Our lives were stored in our heads.
They hadn't begun, we were both sure
we'd know when they did.
They certainly weren't this.
We read, we listened to the portable radio.
Obviously this wasn't life, this sitting around
in colored lawn chairs.
- from "August," Louise Gluck
Today must not be a souvenir of yesterday, and so the struggle is everlasting. Who am I today? What do I see today? How shall I use what I know, and how shall I avoid being victim of what I know? Life is not repetition.
- Robert Henri
I have been rethinking a post that I wrote in 2011 on the tension between imagined life and reality. The fantasy in our heads and the truth. What we dream our lives to be in contrast with the ways they unfold.
In Louise Gluck's "August," her young narrator is confident she will be certain when "life" as she imagines it will spread in blazing technicolor across the white screen of summer days.
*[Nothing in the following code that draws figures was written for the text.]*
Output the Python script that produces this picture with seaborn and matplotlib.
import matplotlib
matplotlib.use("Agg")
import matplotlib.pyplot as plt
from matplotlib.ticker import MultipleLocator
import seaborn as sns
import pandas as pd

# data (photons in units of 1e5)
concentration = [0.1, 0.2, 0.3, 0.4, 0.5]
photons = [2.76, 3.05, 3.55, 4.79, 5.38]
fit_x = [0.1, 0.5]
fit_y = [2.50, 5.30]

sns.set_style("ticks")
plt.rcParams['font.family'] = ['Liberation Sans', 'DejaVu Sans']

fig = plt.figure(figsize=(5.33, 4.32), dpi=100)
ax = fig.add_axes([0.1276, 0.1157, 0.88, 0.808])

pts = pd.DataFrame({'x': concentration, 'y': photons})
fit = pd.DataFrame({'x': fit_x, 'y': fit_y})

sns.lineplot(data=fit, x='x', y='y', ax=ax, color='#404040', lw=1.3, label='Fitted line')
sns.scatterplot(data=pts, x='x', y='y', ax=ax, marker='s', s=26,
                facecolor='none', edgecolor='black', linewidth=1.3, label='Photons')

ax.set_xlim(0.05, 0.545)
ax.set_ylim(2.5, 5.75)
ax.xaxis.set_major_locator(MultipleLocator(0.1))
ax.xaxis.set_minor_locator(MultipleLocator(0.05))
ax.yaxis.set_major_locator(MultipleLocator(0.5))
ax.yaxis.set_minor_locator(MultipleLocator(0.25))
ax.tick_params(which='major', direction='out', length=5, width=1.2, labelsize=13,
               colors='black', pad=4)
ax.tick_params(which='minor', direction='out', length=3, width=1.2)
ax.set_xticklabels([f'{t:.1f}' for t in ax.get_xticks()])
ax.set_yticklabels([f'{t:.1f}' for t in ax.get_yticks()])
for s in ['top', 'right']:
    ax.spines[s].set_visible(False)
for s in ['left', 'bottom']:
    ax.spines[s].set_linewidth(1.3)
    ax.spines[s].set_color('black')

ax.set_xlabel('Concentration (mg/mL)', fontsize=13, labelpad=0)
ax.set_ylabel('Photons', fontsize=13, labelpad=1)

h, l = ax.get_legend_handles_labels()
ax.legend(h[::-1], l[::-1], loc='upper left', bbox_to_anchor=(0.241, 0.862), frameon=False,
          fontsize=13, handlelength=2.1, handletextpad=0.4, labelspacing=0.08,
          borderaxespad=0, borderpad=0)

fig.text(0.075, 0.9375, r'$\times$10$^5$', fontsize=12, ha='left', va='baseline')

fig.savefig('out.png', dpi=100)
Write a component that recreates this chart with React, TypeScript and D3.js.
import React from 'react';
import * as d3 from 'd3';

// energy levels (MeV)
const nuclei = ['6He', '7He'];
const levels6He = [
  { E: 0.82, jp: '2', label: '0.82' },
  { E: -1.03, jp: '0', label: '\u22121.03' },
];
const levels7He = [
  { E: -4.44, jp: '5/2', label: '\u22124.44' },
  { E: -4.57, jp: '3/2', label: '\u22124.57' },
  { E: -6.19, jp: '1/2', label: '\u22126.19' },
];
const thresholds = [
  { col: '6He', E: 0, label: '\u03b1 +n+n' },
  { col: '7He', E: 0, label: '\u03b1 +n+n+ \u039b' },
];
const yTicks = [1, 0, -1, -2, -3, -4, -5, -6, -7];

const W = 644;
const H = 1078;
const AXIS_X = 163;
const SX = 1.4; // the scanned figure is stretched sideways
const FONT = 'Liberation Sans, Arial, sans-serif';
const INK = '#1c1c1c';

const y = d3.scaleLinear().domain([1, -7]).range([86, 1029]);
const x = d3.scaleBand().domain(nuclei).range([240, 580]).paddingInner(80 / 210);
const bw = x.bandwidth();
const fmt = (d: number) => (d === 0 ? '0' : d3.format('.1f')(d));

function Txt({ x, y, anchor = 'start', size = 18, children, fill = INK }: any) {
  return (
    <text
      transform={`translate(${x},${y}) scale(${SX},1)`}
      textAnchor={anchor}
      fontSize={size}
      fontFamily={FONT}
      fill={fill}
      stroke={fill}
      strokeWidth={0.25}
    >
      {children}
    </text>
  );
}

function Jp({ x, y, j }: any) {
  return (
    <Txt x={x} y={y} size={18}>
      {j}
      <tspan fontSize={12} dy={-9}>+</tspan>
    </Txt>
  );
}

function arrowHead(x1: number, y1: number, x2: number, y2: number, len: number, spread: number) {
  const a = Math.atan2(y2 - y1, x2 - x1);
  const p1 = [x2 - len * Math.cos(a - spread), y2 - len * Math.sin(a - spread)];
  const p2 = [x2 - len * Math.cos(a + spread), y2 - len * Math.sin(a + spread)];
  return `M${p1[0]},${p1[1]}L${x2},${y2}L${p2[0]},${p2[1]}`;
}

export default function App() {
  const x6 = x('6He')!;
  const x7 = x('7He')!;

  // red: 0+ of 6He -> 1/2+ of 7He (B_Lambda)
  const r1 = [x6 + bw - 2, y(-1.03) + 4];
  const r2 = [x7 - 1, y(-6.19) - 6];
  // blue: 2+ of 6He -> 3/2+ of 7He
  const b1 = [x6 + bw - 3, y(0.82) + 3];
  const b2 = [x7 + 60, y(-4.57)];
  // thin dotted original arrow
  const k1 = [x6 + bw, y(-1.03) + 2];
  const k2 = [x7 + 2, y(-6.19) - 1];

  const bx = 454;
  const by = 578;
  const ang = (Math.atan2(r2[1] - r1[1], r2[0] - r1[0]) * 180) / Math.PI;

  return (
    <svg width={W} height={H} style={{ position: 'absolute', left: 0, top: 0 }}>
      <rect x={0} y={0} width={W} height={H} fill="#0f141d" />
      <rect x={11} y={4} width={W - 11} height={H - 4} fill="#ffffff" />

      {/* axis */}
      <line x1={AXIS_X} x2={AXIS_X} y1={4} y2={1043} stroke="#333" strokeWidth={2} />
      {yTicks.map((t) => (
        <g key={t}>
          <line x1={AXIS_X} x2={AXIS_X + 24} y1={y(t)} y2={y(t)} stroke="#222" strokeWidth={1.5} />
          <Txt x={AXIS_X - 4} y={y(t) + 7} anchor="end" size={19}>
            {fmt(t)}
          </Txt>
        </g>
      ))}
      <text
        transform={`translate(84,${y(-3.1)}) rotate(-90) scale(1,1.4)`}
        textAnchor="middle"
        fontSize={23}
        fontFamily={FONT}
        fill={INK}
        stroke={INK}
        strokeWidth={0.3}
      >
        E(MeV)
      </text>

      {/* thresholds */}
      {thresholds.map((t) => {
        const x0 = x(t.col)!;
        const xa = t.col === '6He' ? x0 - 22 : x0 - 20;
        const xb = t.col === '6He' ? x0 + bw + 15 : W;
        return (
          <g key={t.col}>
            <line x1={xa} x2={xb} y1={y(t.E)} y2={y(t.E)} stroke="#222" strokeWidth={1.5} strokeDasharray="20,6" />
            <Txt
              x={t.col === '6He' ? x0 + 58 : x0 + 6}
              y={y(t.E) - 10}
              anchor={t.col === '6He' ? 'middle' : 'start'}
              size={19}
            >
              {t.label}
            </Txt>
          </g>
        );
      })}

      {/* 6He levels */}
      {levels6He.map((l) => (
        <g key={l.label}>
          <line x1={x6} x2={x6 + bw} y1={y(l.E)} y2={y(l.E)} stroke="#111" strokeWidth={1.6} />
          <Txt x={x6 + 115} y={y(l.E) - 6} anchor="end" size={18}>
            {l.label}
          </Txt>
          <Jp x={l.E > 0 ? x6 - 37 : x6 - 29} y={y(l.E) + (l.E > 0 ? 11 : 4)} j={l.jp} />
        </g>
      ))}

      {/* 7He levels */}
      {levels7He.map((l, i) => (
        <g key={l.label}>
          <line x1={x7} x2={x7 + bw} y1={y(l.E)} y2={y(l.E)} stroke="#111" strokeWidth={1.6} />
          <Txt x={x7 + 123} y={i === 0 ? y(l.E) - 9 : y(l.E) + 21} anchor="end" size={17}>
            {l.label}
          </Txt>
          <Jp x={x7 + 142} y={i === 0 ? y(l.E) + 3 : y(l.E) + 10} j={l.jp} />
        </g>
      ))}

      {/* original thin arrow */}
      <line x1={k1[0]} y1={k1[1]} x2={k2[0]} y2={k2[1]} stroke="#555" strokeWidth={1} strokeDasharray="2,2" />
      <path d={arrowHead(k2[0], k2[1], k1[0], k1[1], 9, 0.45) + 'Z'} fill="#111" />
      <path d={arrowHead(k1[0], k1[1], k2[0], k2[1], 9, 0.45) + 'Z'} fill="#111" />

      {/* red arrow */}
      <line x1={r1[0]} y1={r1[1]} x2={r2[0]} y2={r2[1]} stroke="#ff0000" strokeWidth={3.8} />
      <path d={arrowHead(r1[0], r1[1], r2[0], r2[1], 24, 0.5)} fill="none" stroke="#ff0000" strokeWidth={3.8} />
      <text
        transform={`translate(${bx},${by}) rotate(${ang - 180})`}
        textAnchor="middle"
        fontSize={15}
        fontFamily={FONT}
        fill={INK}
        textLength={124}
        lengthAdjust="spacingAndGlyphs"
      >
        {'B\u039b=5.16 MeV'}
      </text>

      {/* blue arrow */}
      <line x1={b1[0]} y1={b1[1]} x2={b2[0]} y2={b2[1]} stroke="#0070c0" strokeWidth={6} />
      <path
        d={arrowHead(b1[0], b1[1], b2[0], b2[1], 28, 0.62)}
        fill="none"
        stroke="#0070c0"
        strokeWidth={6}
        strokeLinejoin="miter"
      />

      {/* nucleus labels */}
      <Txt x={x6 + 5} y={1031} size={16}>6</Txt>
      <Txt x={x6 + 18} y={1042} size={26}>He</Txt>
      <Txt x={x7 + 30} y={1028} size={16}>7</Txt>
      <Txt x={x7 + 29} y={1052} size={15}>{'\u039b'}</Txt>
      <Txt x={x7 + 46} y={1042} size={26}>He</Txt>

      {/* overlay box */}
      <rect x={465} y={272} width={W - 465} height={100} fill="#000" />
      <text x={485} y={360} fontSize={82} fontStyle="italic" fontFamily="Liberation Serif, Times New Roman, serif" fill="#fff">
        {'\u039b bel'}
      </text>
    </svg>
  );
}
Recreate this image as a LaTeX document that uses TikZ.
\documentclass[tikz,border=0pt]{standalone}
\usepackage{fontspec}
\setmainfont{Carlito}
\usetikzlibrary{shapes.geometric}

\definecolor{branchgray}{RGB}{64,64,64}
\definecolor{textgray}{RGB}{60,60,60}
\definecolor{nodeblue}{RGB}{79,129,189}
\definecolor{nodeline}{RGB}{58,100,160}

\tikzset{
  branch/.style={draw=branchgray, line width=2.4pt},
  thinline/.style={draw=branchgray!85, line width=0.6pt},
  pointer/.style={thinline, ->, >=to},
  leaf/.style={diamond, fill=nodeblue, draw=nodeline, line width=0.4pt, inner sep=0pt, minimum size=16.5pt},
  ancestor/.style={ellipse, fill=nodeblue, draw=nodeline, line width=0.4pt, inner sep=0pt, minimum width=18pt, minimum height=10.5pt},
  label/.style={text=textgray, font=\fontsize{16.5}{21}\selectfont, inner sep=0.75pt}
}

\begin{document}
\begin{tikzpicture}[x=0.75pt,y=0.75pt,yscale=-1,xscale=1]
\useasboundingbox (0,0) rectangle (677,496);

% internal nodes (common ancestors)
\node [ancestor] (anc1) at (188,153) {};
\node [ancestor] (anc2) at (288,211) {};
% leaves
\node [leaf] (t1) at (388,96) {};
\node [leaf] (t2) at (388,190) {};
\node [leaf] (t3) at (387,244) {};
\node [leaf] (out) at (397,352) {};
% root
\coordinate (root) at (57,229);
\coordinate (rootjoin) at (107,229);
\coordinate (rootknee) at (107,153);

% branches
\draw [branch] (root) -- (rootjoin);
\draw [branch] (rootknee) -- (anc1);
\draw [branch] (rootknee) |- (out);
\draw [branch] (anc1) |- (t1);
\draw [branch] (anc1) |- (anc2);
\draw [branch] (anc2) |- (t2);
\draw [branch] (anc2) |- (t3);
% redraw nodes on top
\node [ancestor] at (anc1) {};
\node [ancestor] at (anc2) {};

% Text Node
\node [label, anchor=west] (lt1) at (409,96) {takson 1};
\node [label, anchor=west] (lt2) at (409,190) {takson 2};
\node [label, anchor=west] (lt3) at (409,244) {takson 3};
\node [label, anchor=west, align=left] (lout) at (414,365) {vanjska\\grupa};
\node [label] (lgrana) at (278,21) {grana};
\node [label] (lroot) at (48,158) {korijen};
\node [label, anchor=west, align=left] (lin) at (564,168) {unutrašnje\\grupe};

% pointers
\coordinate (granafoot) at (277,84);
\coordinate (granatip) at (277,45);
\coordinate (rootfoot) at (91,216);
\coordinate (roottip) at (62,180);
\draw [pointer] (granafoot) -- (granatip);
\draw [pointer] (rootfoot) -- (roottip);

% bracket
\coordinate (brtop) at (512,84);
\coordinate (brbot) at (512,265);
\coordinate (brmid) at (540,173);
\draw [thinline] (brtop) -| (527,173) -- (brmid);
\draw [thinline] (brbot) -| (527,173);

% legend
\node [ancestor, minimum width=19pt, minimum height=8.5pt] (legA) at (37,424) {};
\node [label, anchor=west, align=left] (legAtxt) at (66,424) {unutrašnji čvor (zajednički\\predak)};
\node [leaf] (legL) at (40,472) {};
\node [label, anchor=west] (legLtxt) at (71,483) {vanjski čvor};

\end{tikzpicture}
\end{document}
Future selves dormant like ungerminated seeds within the ordinary hours. "Our lives were stored in our heads," the narrator observes, unaware life spools by even in the time spent imagining it. Can we not relate? How we grow lost in daydreams, absorbed in nostalgia, frequently swept to the banks by unbidden musings. "Today must not be a souvenir of yesterday," Robert Henri warned. For what would we have then but a hall of memories? Of recollections like mirrors, arrayed in an endless vision of the past.
We are now in the summer of another year. We may indeed sit in lawn chairs. But if we do so in the company of a friend, perhaps turn a page in a book, enjoy solitude in the pleasure of a favorite tune on the radio...it is all genuine, all everyday living. The ordinary hours produce the honey of life's busyness. Days to years rolling into a swell of gathered sweetness that rests in our hearts like morning dew in the throat of an iris.
This. This universe in the universe of one.
Beautiful. Ordinary. A summer of books, the radio, and colored lawn chairs.